> _Recorded data_
________________________________________
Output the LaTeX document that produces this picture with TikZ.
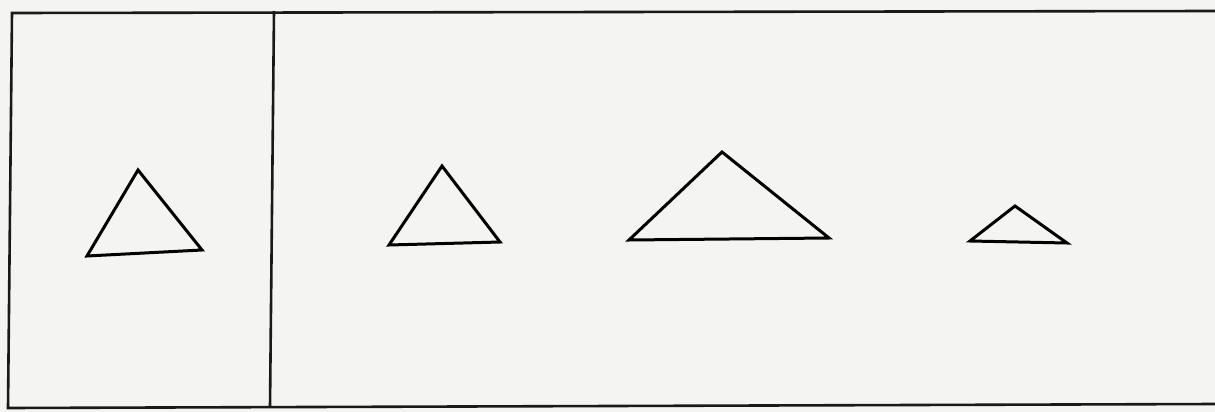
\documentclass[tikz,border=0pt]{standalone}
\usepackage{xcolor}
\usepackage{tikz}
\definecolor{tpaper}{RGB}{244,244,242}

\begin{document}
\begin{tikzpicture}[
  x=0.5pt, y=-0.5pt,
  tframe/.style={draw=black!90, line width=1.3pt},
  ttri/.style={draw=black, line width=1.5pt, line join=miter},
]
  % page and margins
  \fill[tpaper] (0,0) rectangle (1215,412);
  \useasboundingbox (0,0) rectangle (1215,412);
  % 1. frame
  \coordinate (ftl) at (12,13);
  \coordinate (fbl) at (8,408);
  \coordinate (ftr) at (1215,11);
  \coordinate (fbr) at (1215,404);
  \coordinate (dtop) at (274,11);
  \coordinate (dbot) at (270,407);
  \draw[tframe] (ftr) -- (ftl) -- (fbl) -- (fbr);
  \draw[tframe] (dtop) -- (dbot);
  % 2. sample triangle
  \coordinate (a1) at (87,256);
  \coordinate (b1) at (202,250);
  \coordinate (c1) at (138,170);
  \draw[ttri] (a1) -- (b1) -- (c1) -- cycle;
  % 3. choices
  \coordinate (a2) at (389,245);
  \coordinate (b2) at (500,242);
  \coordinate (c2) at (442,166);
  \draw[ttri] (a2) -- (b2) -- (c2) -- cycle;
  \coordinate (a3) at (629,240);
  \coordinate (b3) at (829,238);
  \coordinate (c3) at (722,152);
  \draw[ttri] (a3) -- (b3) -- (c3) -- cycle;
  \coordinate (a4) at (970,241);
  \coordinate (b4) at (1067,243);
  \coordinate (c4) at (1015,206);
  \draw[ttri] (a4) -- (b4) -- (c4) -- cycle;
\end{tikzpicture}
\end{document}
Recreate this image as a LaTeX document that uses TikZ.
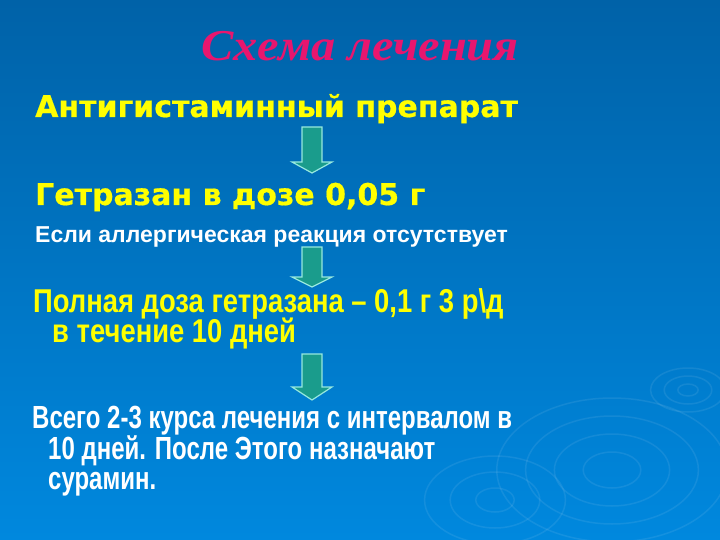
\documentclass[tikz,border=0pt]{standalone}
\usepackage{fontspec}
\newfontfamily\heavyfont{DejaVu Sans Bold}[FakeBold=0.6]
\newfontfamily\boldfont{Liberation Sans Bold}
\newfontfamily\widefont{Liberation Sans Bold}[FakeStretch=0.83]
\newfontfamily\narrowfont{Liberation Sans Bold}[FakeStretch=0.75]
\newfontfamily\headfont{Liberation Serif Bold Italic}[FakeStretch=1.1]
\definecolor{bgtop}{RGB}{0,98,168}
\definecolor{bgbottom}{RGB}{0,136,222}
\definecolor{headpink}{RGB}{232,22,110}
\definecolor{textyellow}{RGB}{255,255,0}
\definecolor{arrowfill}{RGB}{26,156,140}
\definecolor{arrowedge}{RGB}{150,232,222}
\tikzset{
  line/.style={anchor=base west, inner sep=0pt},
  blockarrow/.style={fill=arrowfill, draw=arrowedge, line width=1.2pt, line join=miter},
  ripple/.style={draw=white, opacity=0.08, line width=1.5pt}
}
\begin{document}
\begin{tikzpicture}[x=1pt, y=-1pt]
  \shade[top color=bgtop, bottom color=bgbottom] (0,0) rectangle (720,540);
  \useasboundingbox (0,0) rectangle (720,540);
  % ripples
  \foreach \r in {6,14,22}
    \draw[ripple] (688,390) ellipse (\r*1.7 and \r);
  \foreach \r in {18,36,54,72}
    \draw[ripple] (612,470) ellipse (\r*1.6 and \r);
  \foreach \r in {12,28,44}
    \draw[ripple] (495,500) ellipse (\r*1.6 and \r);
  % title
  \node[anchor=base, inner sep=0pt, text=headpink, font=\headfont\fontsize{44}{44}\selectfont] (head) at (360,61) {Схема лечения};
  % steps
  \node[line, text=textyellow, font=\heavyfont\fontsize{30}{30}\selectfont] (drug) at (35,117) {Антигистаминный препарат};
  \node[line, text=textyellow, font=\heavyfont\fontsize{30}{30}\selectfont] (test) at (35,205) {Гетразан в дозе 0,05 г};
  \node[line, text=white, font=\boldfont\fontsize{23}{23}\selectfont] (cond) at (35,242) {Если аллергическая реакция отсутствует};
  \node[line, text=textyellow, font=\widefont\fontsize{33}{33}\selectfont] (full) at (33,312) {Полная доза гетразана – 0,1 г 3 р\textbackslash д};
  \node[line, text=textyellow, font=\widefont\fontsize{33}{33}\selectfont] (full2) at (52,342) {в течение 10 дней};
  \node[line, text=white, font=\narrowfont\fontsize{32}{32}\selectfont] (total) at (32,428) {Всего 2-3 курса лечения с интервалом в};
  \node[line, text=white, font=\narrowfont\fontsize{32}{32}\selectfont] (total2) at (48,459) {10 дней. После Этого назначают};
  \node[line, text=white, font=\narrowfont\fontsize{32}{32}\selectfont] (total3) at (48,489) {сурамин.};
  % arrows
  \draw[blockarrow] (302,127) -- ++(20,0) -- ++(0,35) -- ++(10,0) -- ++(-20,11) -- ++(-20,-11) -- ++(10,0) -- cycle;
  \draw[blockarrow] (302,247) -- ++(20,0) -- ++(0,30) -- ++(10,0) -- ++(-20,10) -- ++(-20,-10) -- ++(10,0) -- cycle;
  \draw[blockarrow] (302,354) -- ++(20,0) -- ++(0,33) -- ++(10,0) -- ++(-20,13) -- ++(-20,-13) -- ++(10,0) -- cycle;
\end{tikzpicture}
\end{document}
________________________________________
> _Set problem_
Please transcribe the material above exactly as written. Leave the pictures out.

> _Written solution_
Output the LaTeX document that produces this picture with TikZ.
\documentclass[tikz,border=0pt]{standalone}
\usepackage{xcolor}
\usepackage{tikz}
\definecolor{tpaper}{RGB}{244,244,242}

\begin{document}
\begin{tikzpicture}[
  x=0.5pt, y=-0.5pt,
  tframe/.style={draw=black!90, line width=1.3pt},
  ttri/.style={draw=black, line width=1.5pt, line join=miter},
]
  % page and margins
  \fill[tpaper] (0,0) rectangle (1215,412);
  \useasboundingbox (0,0) rectangle (1215,412);
  % 1. frame
  \coordinate (ftl) at (12,13);
  \coordinate (fbl) at (8,408);
  \coordinate (ftr) at (1215,11);
  \coordinate (fbr) at (1215,404);
  \coordinate (dtop) at (274,11);
  \coordinate (dbot) at (270,407);
  \draw[tframe] (ftr) -- (ftl) -- (fbl) -- (fbr);
  \draw[tframe] (dtop) -- (dbot);
  % 2. sample triangle
  \coordinate (a1) at (87,256);
  \coordinate (b1) at (202,250);
  \coordinate (c1) at (138,170);
  \draw[ttri] (a1) -- (b1) -- (c1) -- cycle;
  % 3. choices
  \coordinate (a2) at (389,245);
  \coordinate (b2) at (500,242);
  \coordinate (c2) at (442,166);
  \draw[ttri] (a2) -- (b2) -- (c2) -- cycle;
  \coordinate (a3) at (629,240);
  \coordinate (b3) at (829,238);
  \coordinate (c3) at (722,152);
  \draw[ttri] (a3) -- (b3) -- (c3) -- cycle;
  \coordinate (a4) at (970,241);
  \coordinate (b4) at (1067,243);
  \coordinate (c4) at (1015,206);
  \draw[ttri] (a4) -- (b4) -- (c4) -- cycle;
\end{tikzpicture}
\end{document}
Recreate this image as a LaTeX document that uses TikZ.
\documentclass[tikz,border=0pt]{standalone}
\usepackage{fontspec}
\newfontfamily\heavyfont{DejaVu Sans Bold}[FakeBold=0.6]
\newfontfamily\boldfont{Liberation Sans Bold}
\newfontfamily\widefont{Liberation Sans Bold}[FakeStretch=0.83]
\newfontfamily\narrowfont{Liberation Sans Bold}[FakeStretch=0.75]
\newfontfamily\headfont{Liberation Serif Bold Italic}[FakeStretch=1.1]
\definecolor{bgtop}{RGB}{0,98,168}
\definecolor{bgbottom}{RGB}{0,136,222}
\definecolor{headpink}{RGB}{232,22,110}
\definecolor{textyellow}{RGB}{255,255,0}
\definecolor{arrowfill}{RGB}{26,156,140}
\definecolor{arrowedge}{RGB}{150,232,222}
\tikzset{
  line/.style={anchor=base west, inner sep=0pt},
  blockarrow/.style={fill=arrowfill, draw=arrowedge, line width=1.2pt, line join=miter},
  ripple/.style={draw=white, opacity=0.08, line width=1.5pt}
}
\begin{document}
\begin{tikzpicture}[x=1pt, y=-1pt]
  \shade[top color=bgtop, bottom color=bgbottom] (0,0) rectangle (720,540);
  \useasboundingbox (0,0) rectangle (720,540);
  % ripples
  \foreach \r in {6,14,22}
    \draw[ripple] (688,390) ellipse (\r*1.7 and \r);
  \foreach \r in {18,36,54,72}
    \draw[ripple] (612,470) ellipse (\r*1.6 and \r);
  \foreach \r in {12,28,44}
    \draw[ripple] (495,500) ellipse (\r*1.6 and \r);
  % title
  \node[anchor=base, inner sep=0pt, text=headpink, font=\headfont\fontsize{44}{44}\selectfont] (head) at (360,61) {Схема лечения};
  % steps
  \node[line, text=textyellow, font=\heavyfont\fontsize{30}{30}\selectfont] (drug) at (35,117) {Антигистаминный препарат};
  \node[line, text=textyellow, font=\heavyfont\fontsize{30}{30}\selectfont] (test) at (35,205) {Гетразан в дозе 0,05 г};
  \node[line, text=white, font=\boldfont\fontsize{23}{23}\selectfont] (cond) at (35,242) {Если аллергическая реакция отсутствует};
  \node[line, text=textyellow, font=\widefont\fontsize{33}{33}\selectfont] (full) at (33,312) {Полная доза гетразана – 0,1 г 3 р\textbackslash д};
  \node[line, text=textyellow, font=\widefont\fontsize{33}{33}\selectfont] (full2) at (52,342) {в течение 10 дней};
  \node[line, text=white, font=\narrowfont\fontsize{32}{32}\selectfont] (total) at (32,428) {Всего 2-3 курса лечения с интервалом в};
  \node[line, text=white, font=\narrowfont\fontsize{32}{32}\selectfont] (total2) at (48,459) {10 дней. После Этого назначают};
  \node[line, text=white, font=\narrowfont\fontsize{32}{32}\selectfont] (total3) at (48,489) {сурамин.};
  % arrows
  \draw[blockarrow] (302,127) -- ++(20,0) -- ++(0,35) -- ++(10,0) -- ++(-20,11) -- ++(-20,-11) -- ++(10,0) -- cycle;
  \draw[blockarrow] (302,247) -- ++(20,0) -- ++(0,30) -- ++(10,0) -- ++(-20,10) -- ++(-20,-10) -- ++(10,0) -- cycle;
  \draw[blockarrow] (302,354) -- ++(20,0) -- ++(0,33) -- ++(10,0) -- ++(-20,13) -- ++(-20,-13) -- ++(10,0) -- cycle;
\end{tikzpicture}
\end{document}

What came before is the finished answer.